Because the aquarium and other marine facilities qualify as ocean marine projects, the developers may be eligible for generous tax breaks under Act 221. If so, this loophole will cost taxpayers far more than $75 million. Close it.

Clear up the vague language. Define "world-class aquarium" "attractions" as used in the definition of "qualified costs."

And set a clear deadline for when the developers must complete the construction of the aquarium. The bill proposes giving the state one-half of the aquarium's net income after 17 years. But if the developers take 10 years to complete the aquarium, for example, it would take 27 years — not 17 — before the state receive its share of the net income. Fix it.

Most important, keep this development in proper perspective. The landowners did not buy their properties just to allow it to lie idle. They bought it to develop and build profitable projects. The longer they wait, the greater the cost. Timing is the key to successful developments.

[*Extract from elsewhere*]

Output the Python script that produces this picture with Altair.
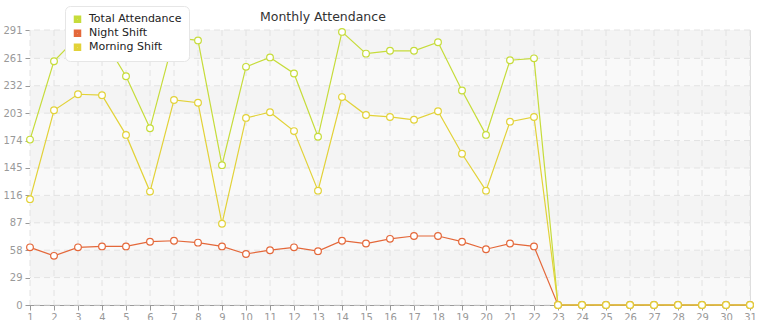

Today, interest rates are at an all-time low. Combined with the current 10 percent hotel tax credit and the $10,000 new-homeowner tax credit, it makes sense for Stone and his Ko Olina colleagues to build.

The state has done much to help Hawai'i's tourism industry over the past eight years. The state built a $350 million Convention Center, established the Hawai'i Tourism Authority, gave it $61 million a year to market Hawai'i, saved millions for the airlines by twice waiving their landing fees, and provided the construction industry and developers with some of the most generous tax breaks in the nation to build or renovate hotels, resorts and housing projects.

We all want to create jobs, but before jumping to approve proposals like the Ko Olina bill, let's read the fine print and make sure the people get a fair shake. They deserve at least that from their public servants.